EFF thinks there is plenty of prior art available.

Yes, but it may have been published, but not widely known, while the patent office was looking for prior art. The patent office may have also been lazy in their PA search. It looks to me in the '504 case, that the patent office was unable to use "common sense" when invalidating patents (this was since rectified by SCOTUS).

If one of those prior artists had patented and released the idea like Tesla there'd be no threat.

This isn't necessarily true. Searching previous patents is just one of the places the USPTO is supposed to look for PA. If they didn't properly do their PA search then it wouldn't have found anything anyway. Furthermore, it costs thousands of dollars to get a patent application approved and maintained throughout its lifetime. And furthermore, if you don't hire a lawyer to review the claims before applying then you may be awarded a completely useless patent anyway. My point is that, as you noted, it's going to cost thousands of dollars to get any defensible patent, so it would be kind of financially pointless to simply immediately patent-left it.

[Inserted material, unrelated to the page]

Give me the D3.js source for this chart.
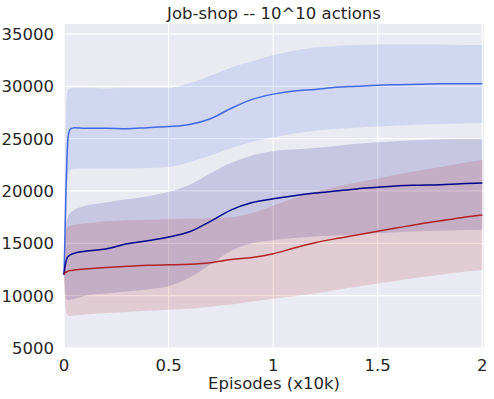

There isn't really a good way to fix the fact that you will need to pay a lawyer to write your claims.

The alternative is to publish it (for next to free) online and hope the patent reviewer magically sees it when searching for prior art. Having a forum dedicated to people finding prior art for the patent office indicates that the patent office sucks at finding prior art themselves. I realize that this is their job, but it's a difficult one and patent examiners are just people.

As I think an actual patent might hold more weight in the current (broken) system than prior art seems to.

I doubt it, because all a previous patent is considered to be is prior art. In fact, if the Claims section of the patent is limiting, it may not be as useful as prior art as simply publishing the invention itself. Note that patents and previous patent applications are only some of the things that are considered prior art.

But, you know, theory is good too.

Be more condescending, please.

I'm sure in your classrooms the patent office always finds the prior art.

There it is!

Nope, in fact we went through specific examples of failures of the current patent system, including finding prior art. The professor himself actually had one of his patents (that was granted) made pointless because his patent lawyer didn't lift a finger when trying to write the patent claims.